* _What to do_:
Write out each line word for word. Drop pictures.

* _Data section_:
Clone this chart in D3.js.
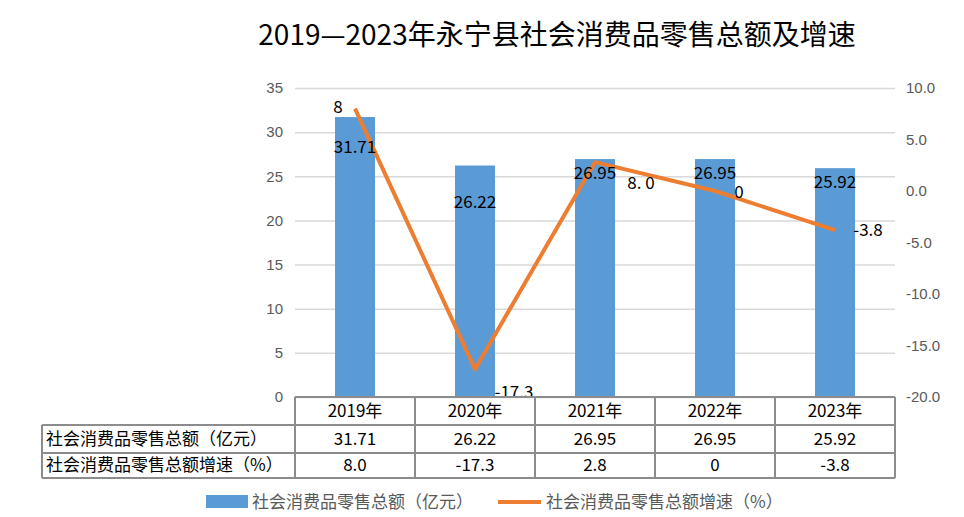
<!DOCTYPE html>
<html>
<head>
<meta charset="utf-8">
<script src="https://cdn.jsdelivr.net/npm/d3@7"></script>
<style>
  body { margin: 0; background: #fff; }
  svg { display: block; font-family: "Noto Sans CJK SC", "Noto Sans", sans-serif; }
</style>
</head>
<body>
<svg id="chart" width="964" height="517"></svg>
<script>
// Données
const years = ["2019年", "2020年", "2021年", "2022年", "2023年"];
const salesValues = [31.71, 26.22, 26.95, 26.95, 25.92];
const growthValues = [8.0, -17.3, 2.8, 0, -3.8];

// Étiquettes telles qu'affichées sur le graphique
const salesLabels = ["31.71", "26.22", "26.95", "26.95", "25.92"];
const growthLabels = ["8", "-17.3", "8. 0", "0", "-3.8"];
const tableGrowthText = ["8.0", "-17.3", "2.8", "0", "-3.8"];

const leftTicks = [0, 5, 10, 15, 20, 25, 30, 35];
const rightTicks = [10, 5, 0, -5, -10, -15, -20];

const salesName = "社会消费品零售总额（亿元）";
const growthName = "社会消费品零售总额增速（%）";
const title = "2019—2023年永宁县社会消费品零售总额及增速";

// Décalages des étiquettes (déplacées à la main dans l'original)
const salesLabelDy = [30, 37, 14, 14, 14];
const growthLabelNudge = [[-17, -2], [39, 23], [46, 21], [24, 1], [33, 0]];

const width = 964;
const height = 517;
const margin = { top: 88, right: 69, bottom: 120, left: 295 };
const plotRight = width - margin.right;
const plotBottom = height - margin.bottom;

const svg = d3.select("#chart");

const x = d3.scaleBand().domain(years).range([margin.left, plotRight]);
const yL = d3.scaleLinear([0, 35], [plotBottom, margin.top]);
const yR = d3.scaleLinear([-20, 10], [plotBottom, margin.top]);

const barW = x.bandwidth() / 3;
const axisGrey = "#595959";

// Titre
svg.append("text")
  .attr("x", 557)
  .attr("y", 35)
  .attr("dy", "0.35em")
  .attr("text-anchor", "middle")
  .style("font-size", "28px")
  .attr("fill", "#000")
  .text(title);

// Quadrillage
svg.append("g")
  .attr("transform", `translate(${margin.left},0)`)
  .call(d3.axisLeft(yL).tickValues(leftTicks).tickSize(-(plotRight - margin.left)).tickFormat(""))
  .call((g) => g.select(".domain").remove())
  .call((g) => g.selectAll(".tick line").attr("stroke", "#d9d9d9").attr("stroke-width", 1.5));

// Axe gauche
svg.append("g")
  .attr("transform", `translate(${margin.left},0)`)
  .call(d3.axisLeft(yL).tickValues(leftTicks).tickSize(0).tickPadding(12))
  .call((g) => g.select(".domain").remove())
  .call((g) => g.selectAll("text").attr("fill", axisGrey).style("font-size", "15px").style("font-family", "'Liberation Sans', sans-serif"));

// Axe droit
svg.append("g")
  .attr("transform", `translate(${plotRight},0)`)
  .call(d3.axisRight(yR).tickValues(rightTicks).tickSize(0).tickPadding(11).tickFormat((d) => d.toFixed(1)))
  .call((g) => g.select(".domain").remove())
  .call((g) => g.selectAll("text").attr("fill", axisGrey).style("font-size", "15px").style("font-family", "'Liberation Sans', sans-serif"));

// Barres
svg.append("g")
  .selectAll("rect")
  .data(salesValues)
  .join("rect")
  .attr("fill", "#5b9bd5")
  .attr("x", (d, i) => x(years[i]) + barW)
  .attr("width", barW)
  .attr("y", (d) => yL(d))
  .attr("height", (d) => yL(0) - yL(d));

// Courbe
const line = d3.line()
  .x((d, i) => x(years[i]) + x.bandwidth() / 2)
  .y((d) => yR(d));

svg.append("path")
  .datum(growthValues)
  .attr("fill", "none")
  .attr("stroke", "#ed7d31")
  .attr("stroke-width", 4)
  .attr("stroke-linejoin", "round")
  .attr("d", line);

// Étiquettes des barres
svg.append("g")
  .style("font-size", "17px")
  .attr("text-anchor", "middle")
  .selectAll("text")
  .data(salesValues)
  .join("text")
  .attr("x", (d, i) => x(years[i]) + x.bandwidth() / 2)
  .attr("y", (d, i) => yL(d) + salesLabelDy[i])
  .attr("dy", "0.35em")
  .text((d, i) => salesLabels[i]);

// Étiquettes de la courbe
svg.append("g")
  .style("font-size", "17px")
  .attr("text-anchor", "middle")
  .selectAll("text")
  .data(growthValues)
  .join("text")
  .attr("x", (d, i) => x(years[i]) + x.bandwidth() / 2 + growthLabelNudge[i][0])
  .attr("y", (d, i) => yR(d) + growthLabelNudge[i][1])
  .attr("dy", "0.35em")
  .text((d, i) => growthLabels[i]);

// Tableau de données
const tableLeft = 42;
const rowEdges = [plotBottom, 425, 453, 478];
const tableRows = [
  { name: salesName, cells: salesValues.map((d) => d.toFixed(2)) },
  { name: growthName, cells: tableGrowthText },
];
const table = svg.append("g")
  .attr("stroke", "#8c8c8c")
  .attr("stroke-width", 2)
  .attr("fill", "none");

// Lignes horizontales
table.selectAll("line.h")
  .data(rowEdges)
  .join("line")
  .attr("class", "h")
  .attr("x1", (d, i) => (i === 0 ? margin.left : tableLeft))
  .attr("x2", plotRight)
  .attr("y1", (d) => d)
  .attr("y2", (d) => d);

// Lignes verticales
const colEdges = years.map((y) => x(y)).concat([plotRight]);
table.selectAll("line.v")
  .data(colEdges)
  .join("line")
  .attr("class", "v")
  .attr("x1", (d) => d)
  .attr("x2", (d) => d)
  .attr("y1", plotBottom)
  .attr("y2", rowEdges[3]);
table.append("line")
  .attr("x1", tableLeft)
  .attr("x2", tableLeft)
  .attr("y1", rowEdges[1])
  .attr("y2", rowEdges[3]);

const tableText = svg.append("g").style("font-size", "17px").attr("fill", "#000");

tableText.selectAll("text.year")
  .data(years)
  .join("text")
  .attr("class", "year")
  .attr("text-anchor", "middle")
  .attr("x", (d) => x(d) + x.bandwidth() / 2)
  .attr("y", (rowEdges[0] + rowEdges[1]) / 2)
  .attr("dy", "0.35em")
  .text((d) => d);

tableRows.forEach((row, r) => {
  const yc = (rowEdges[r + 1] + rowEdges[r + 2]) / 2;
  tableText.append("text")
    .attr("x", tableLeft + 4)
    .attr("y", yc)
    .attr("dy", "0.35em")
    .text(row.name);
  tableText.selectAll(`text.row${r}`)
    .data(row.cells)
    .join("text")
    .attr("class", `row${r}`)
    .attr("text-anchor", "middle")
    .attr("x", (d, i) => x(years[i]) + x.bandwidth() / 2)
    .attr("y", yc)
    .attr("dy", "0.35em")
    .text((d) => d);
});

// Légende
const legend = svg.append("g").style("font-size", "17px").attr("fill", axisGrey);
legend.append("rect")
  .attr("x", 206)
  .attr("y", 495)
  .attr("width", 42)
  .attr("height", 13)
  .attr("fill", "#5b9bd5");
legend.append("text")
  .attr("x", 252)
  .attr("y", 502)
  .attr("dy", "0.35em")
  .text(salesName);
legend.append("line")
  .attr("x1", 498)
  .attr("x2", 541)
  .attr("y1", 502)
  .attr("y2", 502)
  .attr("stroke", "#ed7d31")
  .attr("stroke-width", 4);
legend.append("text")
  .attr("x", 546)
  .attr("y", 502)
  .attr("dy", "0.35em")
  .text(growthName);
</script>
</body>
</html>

* _Solution to this task_:
Clone this chart in D3.js.
<!DOCTYPE html>
<html>
<head>
<meta charset="utf-8">
<script src="https://cdn.jsdelivr.net/npm/d3@7"></script>
<style>
  body { margin: 0; background: #fff; }
  svg { display: block; font-family: "Noto Sans CJK SC", "Noto Sans", sans-serif; }
</style>
</head>
<body>
<svg id="chart" width="964" height="517"></svg>
<script>
// Données
const years = ["2019年", "2020年", "2021年", "2022年", "2023年"];
const salesValues = [31.71, 26.22, 26.95, 26.95, 25.92];
const growthValues = [8.0, -17.3, 2.8, 0, -3.8];

// Étiquettes telles qu'affichées sur le graphique
const salesLabels = ["31.71", "26.22", "26.95", "26.95", "25.92"];
const growthLabels = ["8", "-17.3", "8. 0", "0", "-3.8"];
const tableGrowthText = ["8.0", "-17.3", "2.8", "0", "-3.8"];

const leftTicks = [0, 5, 10, 15, 20, 25, 30, 35];
const rightTicks = [10, 5, 0, -5, -10, -15, -20];

const salesName = "社会消费品零售总额（亿元）";
const growthName = "社会消费品零售总额增速（%）";
const title = "2019—2023年永宁县社会消费品零售总额及增速";

// Décalages des étiquettes (déplacées à la main dans l'original)
const salesLabelDy = [30, 37, 14, 14, 14];
const growthLabelNudge = [[-17, -2], [39, 23], [46, 21], [24, 1], [33, 0]];

const width = 964;
const height = 517;
const margin = { top: 88, right: 69, bottom: 120, left: 295 };
const plotRight = width - margin.right;
const plotBottom = height - margin.bottom;

const svg = d3.select("#chart");

const x = d3.scaleBand().domain(years).range([margin.left, plotRight]);
const yL = d3.scaleLinear([0, 35], [plotBottom, margin.top]);
const yR = d3.scaleLinear([-20, 10], [plotBottom, margin.top]);

const barW = x.bandwidth() / 3;
const axisGrey = "#595959";

// Titre
svg.append("text")
  .attr("x", 557)
  .attr("y", 35)
  .attr("dy", "0.35em")
  .attr("text-anchor", "middle")
  .style("font-size", "28px")
  .attr("fill", "#000")
  .text(title);

// Quadrillage
svg.append("g")
  .attr("transform", `translate(${margin.left},0)`)
  .call(d3.axisLeft(yL).tickValues(leftTicks).tickSize(-(plotRight - margin.left)).tickFormat(""))
  .call((g) => g.select(".domain").remove())
  .call((g) => g.selectAll(".tick line").attr("stroke", "#d9d9d9").attr("stroke-width", 1.5));

// Axe gauche
svg.append("g")
  .attr("transform", `translate(${margin.left},0)`)
  .call(d3.axisLeft(yL).tickValues(leftTicks).tickSize(0).tickPadding(12))
  .call((g) => g.select(".domain").remove())
  .call((g) => g.selectAll("text").attr("fill", axisGrey).style("font-size", "15px").style("font-family", "'Liberation Sans', sans-serif"));

// Axe droit
svg.append("g")
  .attr("transform", `translate(${plotRight},0)`)
  .call(d3.axisRight(yR).tickValues(rightTicks).tickSize(0).tickPadding(11).tickFormat((d) => d.toFixed(1)))
  .call((g) => g.select(".domain").remove())
  .call((g) => g.selectAll("text").attr("fill", axisGrey).style("font-size", "15px").style("font-family", "'Liberation Sans', sans-serif"));

// Barres
svg.append("g")
  .selectAll("rect")
  .data(salesValues)
  .join("rect")
  .attr("fill", "#5b9bd5")
  .attr("x", (d, i) => x(years[i]) + barW)
  .attr("width", barW)
  .attr("y", (d) => yL(d))
  .attr("height", (d) => yL(0) - yL(d));

// Courbe
const line = d3.line()
  .x((d, i) => x(years[i]) + x.bandwidth() / 2)
  .y((d) => yR(d));

svg.append("path")
  .datum(growthValues)
  .attr("fill", "none")
  .attr("stroke", "#ed7d31")
  .attr("stroke-width", 4)
  .attr("stroke-linejoin", "round")
  .attr("d", line);

// Étiquettes des barres
svg.append("g")
  .style("font-size", "17px")
  .attr("text-anchor", "middle")
  .selectAll("text")
  .data(salesValues)
  .join("text")
  .attr("x", (d, i) => x(years[i]) + x.bandwidth() / 2)
  .attr("y", (d, i) => yL(d) + salesLabelDy[i])
  .attr("dy", "0.35em")
  .text((d, i) => salesLabels[i]);

// Étiquettes de la courbe
svg.append("g")
  .style("font-size", "17px")
  .attr("text-anchor", "middle")
  .selectAll("text")
  .data(growthValues)
  .join("text")
  .attr("x", (d, i) => x(years[i]) + x.bandwidth() / 2 + growthLabelNudge[i][0])
  .attr("y", (d, i) => yR(d) + growthLabelNudge[i][1])
  .attr("dy", "0.35em")
  .text((d, i) => growthLabels[i]);

// Tableau de données
const tableLeft = 42;
const rowEdges = [plotBottom, 425, 453, 478];
const tableRows = [
  { name: salesName, cells: salesValues.map((d) => d.toFixed(2)) },
  { name: growthName, cells: tableGrowthText },
];
const table = svg.append("g")
  .attr("stroke", "#8c8c8c")
  .attr("stroke-width", 2)
  .attr("fill", "none");

// Lignes horizontales
table.selectAll("line.h")
  .data(rowEdges)
  .join("line")
  .attr("class", "h")
  .attr("x1", (d, i) => (i === 0 ? margin.left : tableLeft))
  .attr("x2", plotRight)
  .attr("y1", (d) => d)
  .attr("y2", (d) => d);

// Lignes verticales
const colEdges = years.map((y) => x(y)).concat([plotRight]);
table.selectAll("line.v")
  .data(colEdges)
  .join("line")
  .attr("class", "v")
  .attr("x1", (d) => d)
  .attr("x2", (d) => d)
  .attr("y1", plotBottom)
  .attr("y2", rowEdges[3]);
table.append("line")
  .attr("x1", tableLeft)
  .attr("x2", tableLeft)
  .attr("y1", rowEdges[1])
  .attr("y2", rowEdges[3]);

const tableText = svg.append("g").style("font-size", "17px").attr("fill", "#000");

tableText.selectAll("text.year")
  .data(years)
  .join("text")
  .attr("class", "year")
  .attr("text-anchor", "middle")
  .attr("x", (d) => x(d) + x.bandwidth() / 2)
  .attr("y", (rowEdges[0] + rowEdges[1]) / 2)
  .attr("dy", "0.35em")
  .text((d) => d);

tableRows.forEach((row, r) => {
  const yc = (rowEdges[r + 1] + rowEdges[r + 2]) / 2;
  tableText.append("text")
    .attr("x", tableLeft + 4)
    .attr("y", yc)
    .attr("dy", "0.35em")
    .text(row.name);
  tableText.selectAll(`text.row${r}`)
    .data(row.cells)
    .join("text")
    .attr("class", `row${r}`)
    .attr("text-anchor", "middle")
    .attr("x", (d, i) => x(years[i]) + x.bandwidth() / 2)
    .attr("y", yc)
    .attr("dy", "0.35em")
    .text((d) => d);
});

// Légende
const legend = svg.append("g").style("font-size", "17px").attr("fill", axisGrey);
legend.append("rect")
  .attr("x", 206)
  .attr("y", 495)
  .attr("width", 42)
  .attr("height", 13)
  .attr("fill", "#5b9bd5");
legend.append("text")
  .attr("x", 252)
  .attr("y", 502)
  .attr("dy", "0.35em")
  .text(salesName);
legend.append("line")
  .attr("x1", 498)
  .attr("x2", 541)
  .attr("y1", 502)
  .attr("y2", 502)
  .attr("stroke", "#ed7d31")
  .attr("stroke-width", 4);
legend.append("text")
  .attr("x", 546)
  .attr("y", 502)
  .attr("dy", "0.35em")
  .text(growthName);
</script>
</body>
</html>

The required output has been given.